Written request: In the listing below, locate the lines bearing the word "React". Copy every one of them.

(Records from a data source)

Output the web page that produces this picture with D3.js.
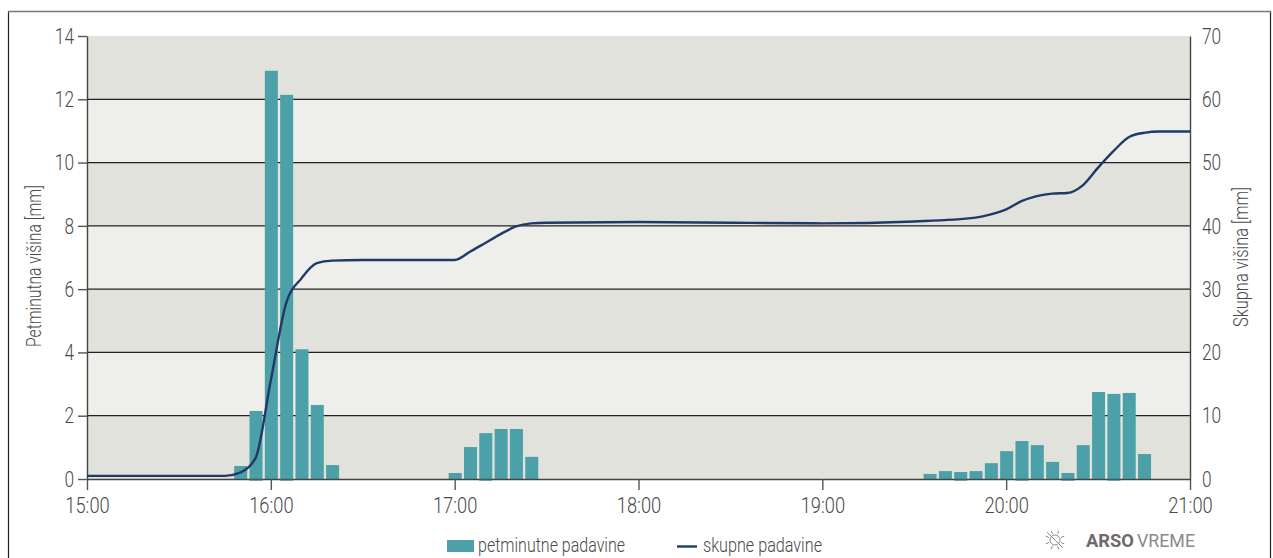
<!DOCTYPE html>
<html><head><meta charset="utf-8">
<script src="https://cdn.jsdelivr.net/npm/d3@7"></script>
<style>
html,body{margin:0;padding:0;background:#fff;overflow:hidden}
svg{display:block}
text{font-family:Roboto,"Liberation Sans",sans-serif;font-weight:300;fill:#4a4a4a}
</style></head><body>
<svg id="c" width="1273" height="558"></svg>
<script>
const barTimes=["15:50","15:55","16:00","16:05","16:10","16:15","16:20",
 "17:00","17:05","17:10","17:15","17:20","17:25",
 "19:35","19:40","19:45","19:50","19:55","20:00","20:05","20:10","20:15","20:20","20:25","20:30","20:35","20:40","20:45"];
const barValues=[0.41,2.15,12.9,12.14,4.1,2.34,0.44,
 0.19,1.01,1.45,1.58,1.58,0.7,
 0.16,0.25,0.22,0.25,0.5,0.88,1.2,1.07,0.54,0.19,1.07,2.75,2.69,2.72,0.79];
const barsBelowAxis=["15:55","16:05","17:10","19:45","20:05","20:20","20:35"];
const lineTimes=["15:00","15:45","15:50","15:55","16:00","16:05","16:10","16:15","16:20","16:30","17:00","17:05","17:10","17:15","17:20","17:25","17:30","18:00","18:30","19:00","19:30","19:50","19:55","20:00","20:05","20:10","20:15","20:20","20:25","20:30","20:35","20:40","20:45","20:50","21:00"];
const lineValues=[0.5,0.5,1.0,3.3,15.6,27.8,31.7,34.1,34.5,34.6,34.6,35.9,37.3,38.7,39.9,40.4,40.5,40.6,40.5,40.4,40.7,41.3,41.8,42.6,43.9,44.7,45.1,45.2,46.4,49.2,51.8,54.0,54.7,54.9,54.9];
const xTickLabels=["15:00","16:00","17:00","18:00","19:00","20:00","21:00"];
const leftTicks=[0,2,4,6,8,10,12,14];
const rightTicks=[0,10,20,30,40,50,60,70];
const leftTitle="Petminutna višina [mm]", rightTitle="Skupna višina [mm]";
const legendBar="petminutne padavine", legendLine="skupne padavine";

const parse=d3.utcParse("%H:%M");
const svg=d3.select("#c");
const L=87,R=1190,T=36,B=479;
const x=d3.scaleUtc().domain([parse("15:00"),parse("21:00")]).range([L,R]);
const yL=d3.scaleLinear().domain([0,14]).range([B,T]);
const yR=d3.scaleLinear().domain([0,70]).range([B,T]);
const bw=13;

// squeeze a text to a given width, Roboto being wider than the original face
function fit(sel,w){sel.attr("textLength",w).attr("lengthAdjust","spacingAndGlyphs");return sel;}

svg.append("path").attr("d","M8.5,558V11.5H1270.5V558").attr("fill","none").attr("stroke","#222").attr("stroke-width",1.2);
svg.append("line").attr("x1",8).attr("x2",1271).attr("y1",11.5).attr("y2",11.5).attr("stroke","#777").attr("stroke-width",1.5);

svg.append("g").selectAll("rect").data(d3.pairs(leftTicks)).join("rect")
 .attr("x",L).attr("width",R-L).attr("y",d=>yL(d[1])).attr("height",d=>yL(d[0])-yL(d[1]))
 .attr("fill",(d,i)=>i%2==0?"#e1e2dc":"#eeefea");

svg.append("g").selectAll("line").data(leftTicks.filter(d=>d>0&&d<14)).join("line")
 .attr("x1",L).attr("x2",R).attr("y1",d=>yL(d)).attr("y2",d=>yL(d))
 .attr("stroke","#222").attr("stroke-width",1.2);

const barData=barTimes.map((t,i)=>({t:t,v:barValues[i]}));
svg.append("g").selectAll("rect").data(barData).join("rect")
 .attr("x",d=>x(parse(d.t))-bw/2+.5).attr("width",bw)
 .attr("y",d=>yL(d.v)).attr("height",d=>yL(0)-yL(d.v))
 .attr("fill","#4ca0a7");

function styleAxis(g){g.select(".domain").attr("stroke","#444").attr("stroke-width",1.4);
 g.selectAll(".tick line").attr("stroke","#555").attr("stroke-width",1.4);
 g.selectAll("text").attr("font-size",22.5).attr("font-family",null).attr("fill",null)
  .each(function(){const s=this.textContent;const w=s.replace(":","").length*9.6+(s.includes(":")?6:0);fit(d3.select(this),w);});}
svg.append("g").attr("transform",`translate(0,${B})`)
 .call(d3.axisBottom(x).tickValues(xTickLabels.map(parse)).tickFormat(d3.utcFormat("%H:%M")).tickSize(11).tickSizeOuter(0).tickPadding(7))
 .call(styleAxis);
svg.append("g").attr("transform",`translate(${L},0)`)
 .call(d3.axisLeft(yL).tickValues(leftTicks).tickSize(9).tickSizeOuter(0).tickPadding(4))
 .call(styleAxis);
svg.append("g").attr("transform",`translate(${R},0)`)
 .call(d3.axisRight(yR).tickValues(rightTicks).tickSize(0).tickPadding(12))
 .call(styleAxis);

svg.append("g").selectAll("rect").data(barsBelowAxis).join("rect")
 .attr("x",d=>x(parse(d))-bw/2+.5).attr("width",bw).attr("y",B).attr("height",1.5).attr("fill","#2f6468");

const line=d3.line().x(d=>x(d.t)).y(d=>yR(d.v)).curve(d3.curveMonotoneX);
const lineData=lineTimes.map((t,i)=>({t:parse(t),v:lineValues[i]}));
svg.append("path").datum(lineData).attr("d",line).attr("fill","none").attr("stroke","#1f3a68").attr("stroke-width",2.4);

fit(svg.append("text").attr("transform","translate(41,266) rotate(-90)").attr("text-anchor","middle").attr("font-size",20.5).text(leftTitle),162);
fit(svg.append("text").attr("transform","translate(1248,257) rotate(-90)").attr("text-anchor","middle").attr("font-size",20.5).text(rightTitle),140);

svg.append("rect").attr("x",447).attr("y",540).attr("width",27).attr("height",12).attr("fill","#4ca0a7");
fit(svg.append("text").attr("x",478).attr("y",552).attr("font-size",20.5).text(legendBar),147);
svg.append("line").attr("x1",677).attr("x2",697).attr("y1",546.5).attr("y2",546.5).attr("stroke","#1f3a68").attr("stroke-width",2.4);
fit(svg.append("text").attr("x",703).attr("y",552).attr("font-size",20.5).text(legendLine),119);

const logo=svg.append("g").attr("transform","translate(1055,540)").attr("stroke","#8a8a8a").attr("stroke-width",1).attr("fill","none");
logo.append("circle").attr("r",5);
d3.range(8).forEach(i=>{const a=i*Math.PI/4+Math.PI/8;
 logo.append("line").attr("x1",6.5*Math.cos(a)).attr("y1",6.5*Math.sin(a)).attr("x2",10*Math.cos(a)).attr("y2",10*Math.sin(a));});
logo.append("line").attr("x1",-8).attr("y1",-8).attr("x2",8).attr("y2",8);
const lt1=svg.append("text").attr("x",1086).attr("y",547).attr("font-size",18).style("font-weight",700).style("fill","#6f6a6a").text("ARSO");
fit(lt1,48);
const lt2=svg.append("text").attr("x",1137).attr("y",547).attr("font-size",18).style("font-weight",400).style("fill","#8a8a8a").text("VREME");
fit(lt2,58);
</script>
</body></html>
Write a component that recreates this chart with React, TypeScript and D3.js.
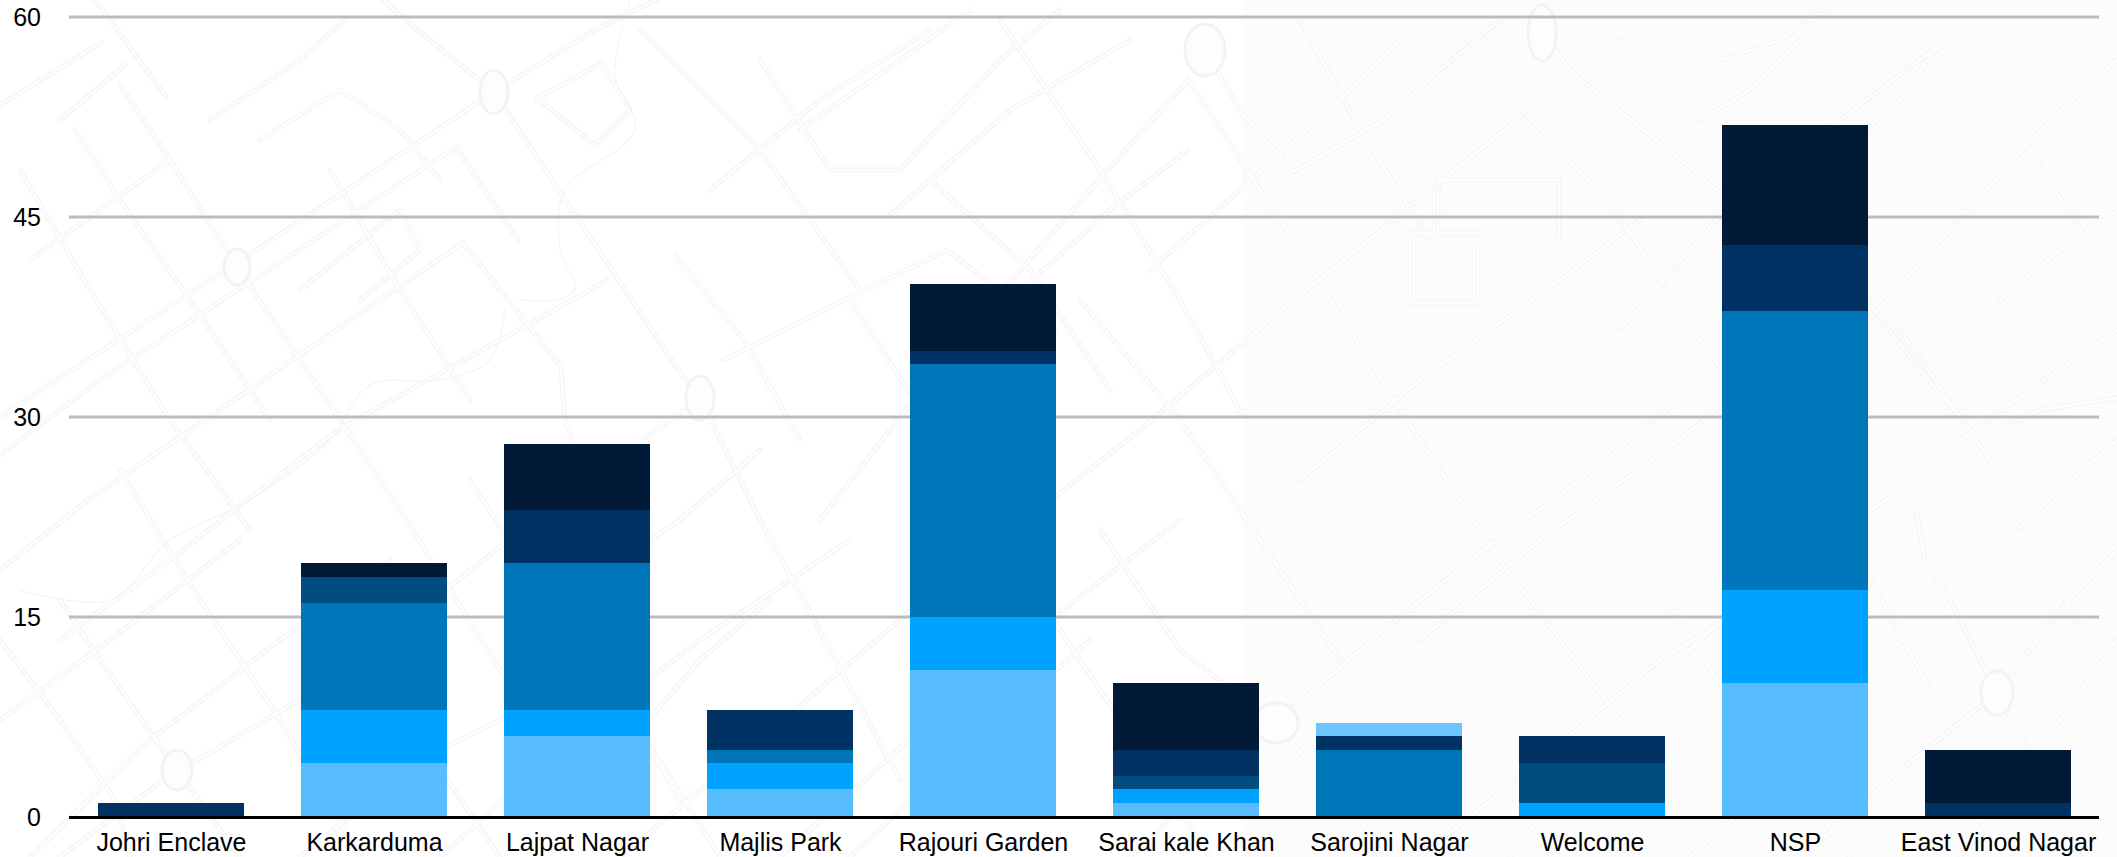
import React from "react";
import * as d3 from "d3";

const categories = ["Johri Enclave", "Karkarduma", "Lajpat Nagar", "Majlis Park", "Rajouri Garden", "Sarai kale Khan", "Sarojini Nagar", "Welcome", "NSP", "East Vinod Nagar"];
const seriesKeys = ["s1", "s2", "s3", "s4", "s5", "s6", "s7"];
const s1 = [0, 4, 6, 2, 11, 1, 0, 0, 10, 0];
const s2 = [0, 4, 2, 2, 4, 1, 0, 1, 7, 0];
const s3 = [0, 8, 11, 1, 19, 0, 5, 0, 21, 0];
const s4 = [0, 2, 0, 0, 0, 1, 0, 3, 0, 0];
const s5 = [1, 0, 4, 3, 1, 2, 1, 2, 5, 1];
const s6 = [0, 1, 5, 0, 5, 5, 0, 0, 9, 4];
const s7 = [0, 0, 0, 0, 0, 0, 1, 0, 0, 0];
const allSeries = [s1, s2, s3, s4, s5, s6, s7];
const seriesColors = ["#58bdff", "#00a2ff", "#0076ba", "#004d80", "#003263", "#001a38", "#6cc5ff"];
const yTicks = [0, 15, 30, 45, 60];

// Faint street-map backdrop.
const roads: [number, number][][] = [
  [[494, 92], [241, 260], [0, 417]],
  [[494, 92], [595, 30], [676, -10]],
  [[494, 92], [405, 20], [372, -10]],
  [[494, 92], [676, 367], [700, 398]],
  [[456, 147], [100, 380], [0, 455]],
  [[456, 147], [500, 213], [518, 240]],
  [[463, 243], [88, 500], [0, 570]],
  [[463, 243], [561, 367], [565, 420], [600, 520]],
  [[723, 360], [947, 250], [1055, 333]],
  [[608, 280], [338, 430], [170, 560], [60, 640]],
  [[676, 257], [744, 340], [800, 440]],
  [[700, 398], [560, 500], [420, 610], [300, 700], [180, 770]],
  [[700, 398], [760, 520], [830, 650], [900, 780]],
  [[101, 43], [0, 105]],
  [[166, 97], [110, 20], [95, 0]],
  [[60, 120], [125, 65]],
  [[537, 98], [602, 63], [630, 110], [595, 145], [537, 98]],
  [[210, 120], [300, 60], [345, 20]],
  [[75, 130], [130, 215], [190, 300], [270, 420]],
  [[237, 267], [170, 160], [120, 85]],
  [[237, 267], [320, 390], [400, 510], [500, 670], [560, 770]],
  [[330, 170], [400, 290], [470, 400]],
  [[300, 290], [400, 210], [420, 250], [360, 300]],
  [[640, 30], [760, 150], [860, 290]],
  [[710, 190], [820, 100], [930, 30]],
  [[800, 130], [900, 60], [970, 10]],
  [[1000, 20], [1100, 170], [1180, 300], [1245, 420]],
  [[890, 215], [1010, 110], [1130, 40]],
  [[1010, 300], [1110, 210], [1188, 150]],
  [[1188, 80], [1090, 190], [960, 340], [820, 520]],
  [[1188, 80], [1293, 240], [1400, 410], [1500, 560], [1620, 720]],
  [[1293, 172], [1384, 120], [1440, 70], [1500, 20]],
  [[1293, 172], [1242, 113], [1205, 50]],
  [[1525, 113], [1397, 217], [1270, 320], [1140, 430], [1000, 540]],
  [[1525, 113], [1613, 207], [1700, 340], [1780, 450]],
  [[1542, 33], [1572, 72], [1721, 193], [1800, 300]],
  [[1438, 180], [1559, 180], [1559, 240], [1438, 240], [1438, 180]],
  [[1410, 233], [1478, 233], [1478, 303], [1410, 303], [1410, 233]],
  [[1722, 60], [1780, 40], [1830, 5]],
  [[1830, 180], [1900, 100], [1937, 47], [2010, 120], [2100, 260]],
  [[1860, 330], [1950, 230], [2050, 120], [2117, 60]],
  [[1937, 47], [1840, 120], [1770, 170]],
  [[2004, 427], [2040, 410], [2117, 398]],
  [[1937, 480], [1916, 513], [1925, 560], [1950, 600], [1997, 693]],
  [[2017, 530], [2060, 490], [2117, 440]],
  [[1997, 693], [1900, 770], [1810, 850]],
  [[1997, 693], [2060, 610], [2117, 550]],
  [[1997, 693], [2040, 770], [2080, 857]],
  [[1276, 723], [1180, 650], [1100, 530]],
  [[1276, 723], [1360, 650], [1470, 560], [1580, 480], [1680, 400]],
  [[1276, 723], [1200, 790], [1130, 857]],
  [[1276, 723], [1340, 800], [1380, 857]],
  [[1510, 857], [1600, 740], [1700, 640], [1800, 560], [1900, 490]],
  [[1690, 857], [1800, 760], [1900, 640]],
  [[1090, 640], [1000, 720], [900, 810], [850, 857]],
  [[960, 480], [1040, 600], [1120, 720], [1210, 857]],
  [[720, 857], [640, 730], [700, 660], [770, 600]],
  [[177, 770], [100, 660], [60, 600]],
  [[177, 770], [60, 857]],
  [[177, 770], [240, 857]],
  [[0, 640], [60, 720], [115, 800], [130, 857]],
  [[300, 857], [420, 760], [540, 700], [620, 640]],
  [[340, 620], [420, 740], [500, 857]],
  [[0, 720], [110, 640], [240, 540]],
  [[30, 857], [150, 740], [280, 640], [390, 560]],
  [[560, 600], [680, 520], [760, 450]],
  [[440, 857], [570, 740], [700, 640], [850, 540]],
  [[620, 857], [760, 740], [900, 620], [1040, 500]],
  [[780, 857], [920, 730], [1050, 620], [1180, 520]],
  [[930, 180], [1030, 270], [1110, 390]],
  [[850, 300], [940, 440], [1010, 560]],
  [[760, 60], [830, 170], [900, 170], [1000, 60], [1060, 10]],
  [[1080, 300], [1180, 420], [1260, 540], [1340, 660]],
  [[1300, 480], [1420, 380], [1560, 280], [1640, 220]],
  [[1420, 640], [1540, 540], [1680, 440], [1820, 320]],
  [[1420, 857], [1540, 760], [1660, 660], [1760, 600]],
  [[1640, 560], [1730, 700], [1810, 800], [1850, 857]],
  [[1760, 430], [1860, 560], [1930, 690]],
  [[1900, 330], [1990, 460], [2040, 560], [2090, 640]],
  [[1820, 240], [1920, 370], [1970, 430]],
  [[2000, 300], [2060, 250], [2117, 210]],
  [[2117, 330], [2030, 390], [1960, 440]],
  [[2117, 640], [2060, 720], [2010, 790], [1960, 857]],
  [[1300, 20], [1360, 130], [1430, 240]],
  [[1150, 270], [1240, 190], [1340, 100], [1400, 40]],
  [[1620, 40], [1700, 120], [1750, 90], [1800, 40]],
  [[1620, 330], [1690, 250], [1760, 170]],
  [[260, 140], [340, 90], [400, 130], [440, 180]],
  [[30, 260], [100, 210], [170, 160]],
  [[20, 170], [90, 290], [170, 420], [250, 530]],
  [[120, 470], [200, 600], [280, 720], [360, 857]],
  [[470, 480], [540, 590], [620, 700], [680, 800]],
];
const minorCurves: [number, number][][] = [
  [[630, 0], [615, 75], [635, 130], [565, 190], [560, 250], [575, 290], [555, 300], [520, 300]],
  [[505, 310], [490, 360], [440, 380], [370, 385], [330, 440], [250, 500], [170, 540], [110, 600], [20, 590]],
];
const roundabouts: [number, number, number, number][] = [
  [494, 92, 14, 22],
  [700, 398, 14, 22],
  [237, 267, 13, 18],
  [1205, 50, 20, 26],
  [1542, 33, 14, 28],
  [1997, 693, 16, 22],
  [1276, 723, 22, 20],
  [177, 770, 15, 20],
];

const roadLine = d3.line<[number, number]>().curve(d3.curveLinear);
const softLine = d3.line<[number, number]>().curve(d3.curveCatmullRom);

export default function App() {
  const width = 2117;
  const height = 857;
  const x = d3.scaleBand<string>().domain(categories).range([70, 2100]).paddingInner(0.28).paddingOuter(0.14);
  const y = d3.scaleLinear().domain([0, 60]).range([817, 17]);
  const yBar = d3.scaleLinear().domain([0, 60]).range([816, 18.6]);
  const rows = categories.map((c, i) => {
    const r: Record<string, any> = { category: c };
    seriesKeys.forEach((k, j) => (r[k] = allSeries[j][i]));
    return r;
  });
  const layers = d3.stack<any>().keys(seriesKeys)(rows);
  const font = "'Liberation Sans', Helvetica, Arial, sans-serif";
  return (
    <svg width={width} height={height} style={{ position: "absolute", left: 0, top: 0, background: "#fff" }}>
      <rect x={1242} y={0} width={width - 1242} height={height} fill="#fcfcfc" />
      <g fill="none" strokeLinejoin="round" strokeLinecap="round">
        {roads.map((r, i) => <path key={i} d={roadLine(r) as string} stroke="#f4f4f4" strokeWidth={5} />)}
        {roads.map((r, i) => <path key={i} d={roadLine(r) as string} stroke="#fdfdfd" strokeWidth={2.8} />)}
        {minorCurves.map((r, i) => <path key={i} d={softLine(r) as string} stroke="#f4f4f4" strokeWidth={1.2} />)}
        {roundabouts.map(([cx, cy, rx, ry], i) => (
          <ellipse key={i} cx={cx} cy={cy} rx={rx} ry={ry} stroke="#f3f3f3" strokeWidth={3} fill="#fdfdfd" />
        ))}
      </g>
      <g>
        {yTicks.filter((t) => t !== 0).map((t) => (
          <line key={t} x1={69} x2={2099} y1={y(t)} y2={y(t)} stroke="#bcbcbc" strokeWidth={3} />
        ))}
      </g>
      <g shapeRendering="crispEdges">
        {layers.map((layer, i) => (
          <g key={layer.key} fill={seriesColors[i]}>
            {layer.filter((d) => d[1] > d[0]).map((d) => (
              <rect
                key={d.data.category}
                x={Math.round(x(d.data.category) as number)}
                y={Math.round(yBar(d[1]))}
                width={Math.round(x.bandwidth())}
                height={Math.round(yBar(d[0])) - Math.round(yBar(d[1]))}
              />
            ))}
          </g>
        ))}
      </g>
      <line x1={69} x2={2099} y1={y(0) + 0.5} y2={y(0) + 0.5} stroke="#000" strokeWidth={3} />
      <g fontFamily={font} fontSize={25} fill="#000">
        {yTicks.map((t) => (
          <text key={t} x={41} y={y(t) + 9} textAnchor="end">{t}</text>
        ))}
        {categories.map((c) => (
          <text key={c} x={(x(c) as number) + x.bandwidth() / 2} y={851} textAnchor="middle">{c}</text>
        ))}
      </g>
    </svg>
  );
}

Full solution:
Write a component that recreates this chart with React, TypeScript and D3.js.
import React from "react";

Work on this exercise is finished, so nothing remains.